月別アーカイブ: 2018年4月

映画「ローズの秘密の頁」

ゴールデンウイーク初日の映画館は観客もちらほらといった程度でしたが作品は濃密な充実感がありました。「ローズの秘密の頁」のような精神のうつろいをこまやかに描いた映画はいつでも観ることができるものではない。こちらも心の準備が要ります。今回、ネットでこの映画のことを知ってそこはかとなく予感していたものがそのままあって、また、私自身、心の底から堪能することができました。脳の再起動にエネルギーを与えてくれたように思います。音楽ではピアノの音の響きが豊かできれいでした。わざとそんな調律をしているのだろうかと勘ぐりたくなるような平均律のうねりと余韻がありました。自分の感じ方でいちばん驚いたのは最後の歌でした。「ことばのとおり歌っている」と思いました。ことばとは言語そのもののことです。そのことばが普段話されているとおりの歌です。こんなふうに歌われる日本語や日本の歌ってあるのだろうかと思いました。
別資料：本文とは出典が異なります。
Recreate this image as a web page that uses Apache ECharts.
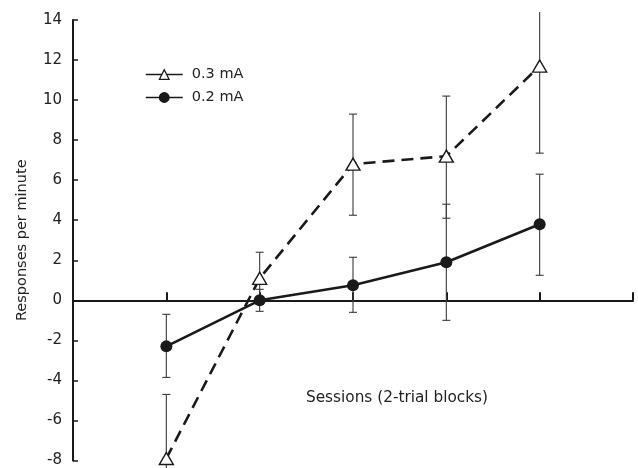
<!DOCTYPE html>
<html>
<head>
<meta charset="utf-8">
<script src="https://cdn.jsdelivr.net/npm/echarts@6/dist/echarts.min.js"></script>
<style>
html,body{margin:0;padding:0;background:#fff;}
#c{width:638px;height:468px;}
</style>
</head>
<body>
<div id="c"></div>
<script>
// ---- data ----
const sessions = [1, 2, 3, 4, 5];
const mean03 = [-7.9, 1.1, 6.8, 7.2, 11.7];
const low03 = [-11.1, -0.2, 4.25, 4.1, 7.35];
const high03 = [-4.7, 2.4, 9.3, 10.2, 14.4];
const mean02 = [-2.3, 0.0, 0.75, 1.9, 3.8];
const low02 = [-3.85, -0.55, -0.6, -1.0, 1.25];
const high02 = [-0.7, 0.55, 2.15, 4.8, 6.3];
const yTicks = [-8, -6, -4, -2, 0, 2, 4, 6, 8, 10, 12, 14];
const seriesNames = ['0.3 mA', '0.2 mA'];
const yTitle = 'Responses per minute';
const xTitle = 'Sessions (2-trial blocks)';

const Y_MIN = yTicks[0], Y_MAX = yTicks[yTicks.length - 1];
const FONT = "'DejaVu Sans', 'Liberation Sans', sans-serif";
const INK = '#1a1a1a';
const TXT = '#222';

function pairs(xs, ys) { return xs.map((x, i) => [x, ys[i]]); }
function errData(xs, lo, hi) { return xs.map((x, i) => [x, lo[i], hi[i]]); }

function errRender(params, api) {
  const x = api.value(0), lo = api.value(1), hi = api.value(2);
  const pLo = api.coord([x, lo]);
  const pHi = api.coord([x, hi]);
  const cw = 4;
  const style = { stroke: '#3a3a3a', lineWidth: 1.1 };
  const children = [
    { type: 'line', shape: { x1: pLo[0], y1: pLo[1], x2: pHi[0], y2: pHi[1] }, style: style },
    { type: 'line', shape: { x1: pLo[0] - cw, y1: pLo[1], x2: pLo[0] + cw, y2: pLo[1] }, style: style }
  ];
  if (hi <= Y_MAX) {
    children.push({ type: 'line', shape: { x1: pHi[0] - cw, y1: pHi[1], x2: pHi[0] + cw, y2: pHi[1] }, style: style });
  }
  return { type: 'group', children: children };
}

const chart = echarts.init(document.getElementById('c'), null, { renderer: 'canvas' });
chart.setOption({
  animation: false,
  backgroundColor: '#fff',
  textStyle: { fontFamily: FONT },
  grid: { left: 73, right: 5, top: 20, bottom: 6, containLabel: false },
  legend: {
    orient: 'vertical',
    left: 140, top: 62,
    itemWidth: 37, itemHeight: 12, itemGap: 8,
    data: seriesNames,
    textStyle: { fontFamily: FONT, fontSize: 14.5, color: TXT, padding: [0, 0, 0, 4] },
    lineStyle: { type: 'solid', width: 1.5 },
    itemStyle: { borderWidth: 1.3 }
  },
  xAxis: {
    type: 'value', min: 0, max: 6, interval: 1,
    axisLine: { onZero: true, lineStyle: { color: INK, width: 2 } },
    axisTick: { show: true, inside: true, length: 8, lineStyle: { color: INK, width: 2 } },
    axisLabel: { show: false },
    splitLine: { show: false }
  },
  yAxis: {
    type: 'value', min: Y_MIN, max: Y_MAX, interval: 2,
    name: yTitle, nameLocation: 'middle', nameGap: 43, nameRotate: 90,
    nameTextStyle: { fontFamily: FONT, fontSize: 14.5, color: TXT },
    axisLine: { onZero: false, lineStyle: { color: INK, width: 2 } },
    axisTick: { show: true, inside: true, length: 5, lineStyle: { color: INK, width: 1.5 } },
    axisLabel: { fontFamily: FONT, fontSize: 15, color: TXT, margin: 11 },
    splitLine: { show: false }
  },
  graphic: [{
    type: 'text', left: 306, top: 391,
    style: { text: xTitle, font: '15.3px ' + FONT, fill: TXT }
  }],
  series: [
    {
      type: 'custom', name: 'err03', data: errData(sessions, low03, high03),
      renderItem: errRender, clip: false, z: 1, silent: true,
      encode: { x: 0, y: [1, 2] }
    },
    {
      type: 'custom', name: 'err02', data: errData(sessions, low02, high02),
      renderItem: errRender, clip: false, z: 1, silent: true,
      encode: { x: 0, y: [1, 2] }
    },
    {
      type: 'line', name: seriesNames[0], data: pairs(sessions, mean03),
      z: 3,
      lineStyle: { color: INK, width: 2.6, type: [12, 7] },
      symbol: 'triangle', symbolSize: [14, 12],
      itemStyle: { color: '#fff', borderColor: INK, borderWidth: 1.4 }
    },
    {
      type: 'line', name: seriesNames[1], data: pairs(sessions, mean02),
      z: 4,
      lineStyle: { color: INK, width: 2.6 },
      symbol: 'circle', symbolSize: 12,
      itemStyle: { color: INK, borderColor: INK, borderWidth: 0 }
    }
  ]
});
</script>
</body>
</html>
明日明後日は日本在宅医学会です。介護民俗学の六車由実さん、自殺希少地域の本を書かれた森川すいめいさん、オープンダイアローグやユマニチュード等々が一堂に会することを知ったときは自分の目を疑いました。しっかり勉強してこようと思います。

昨夜、iPad pro 10.5inchとアップルペンシルが届きました。学会のメモツールにとの目論見です。実際に自分のものとして手にすると思いの外大きく、また、ツールとしての奥深さを感じています。カバーを付けると一回り大きく重く、オレはただ者ではないぞ!と突っぱねられているようです。アップルペンシルも然り。明日明後日の学会でメモツールとして使いたかったのですが思いの外敷居は高そうです。

経済学の誘惑

今年1月早々に放送されたNHKのBS1スペシャル「欲望の資本主義2018~闇の力が目覚める時~」の4月1日の再放送を録画して観たところ目が覚めるように腑に落ちるものがありました。見応えがありました。社会のあり様をこんなふうに考えたことが全くなかったわけではありませんが、今回、私の中で何がつながったのか考えてしまいました。直接的には弱いロボットを研究している岡田美智男先生の著書やこちらの記事との関連です。その記事「高性能=正義とは限らない~「弱いロボット」が教えてくれる、人の心を動かすモノづくり【連載:匠たちの視点・岡田美智男】」の中の「機能は個体の「中」に備わっているという先入観」という言葉は日常生活のいくつかの場面で形を変えながらも当てはまるように思います。個人の努力、成長、発達に重きをおく考え方です。個人の次は家族、親族です。新自由主義が前面にあるといわれる現在、この先は何をか言わんやです。この番組の特別編「欲望の経済史~ルールが変わる時~」も然りです。

この番組を観て、昨年度末までのしばらくの間、ものごとを考える時間がどんどん少なくなって考えるという習慣すら疎遠となっていたように気づきました。今、脳が再起動をしているようです。それにしても経済を切り口としたこうした思索は興味深いものだ。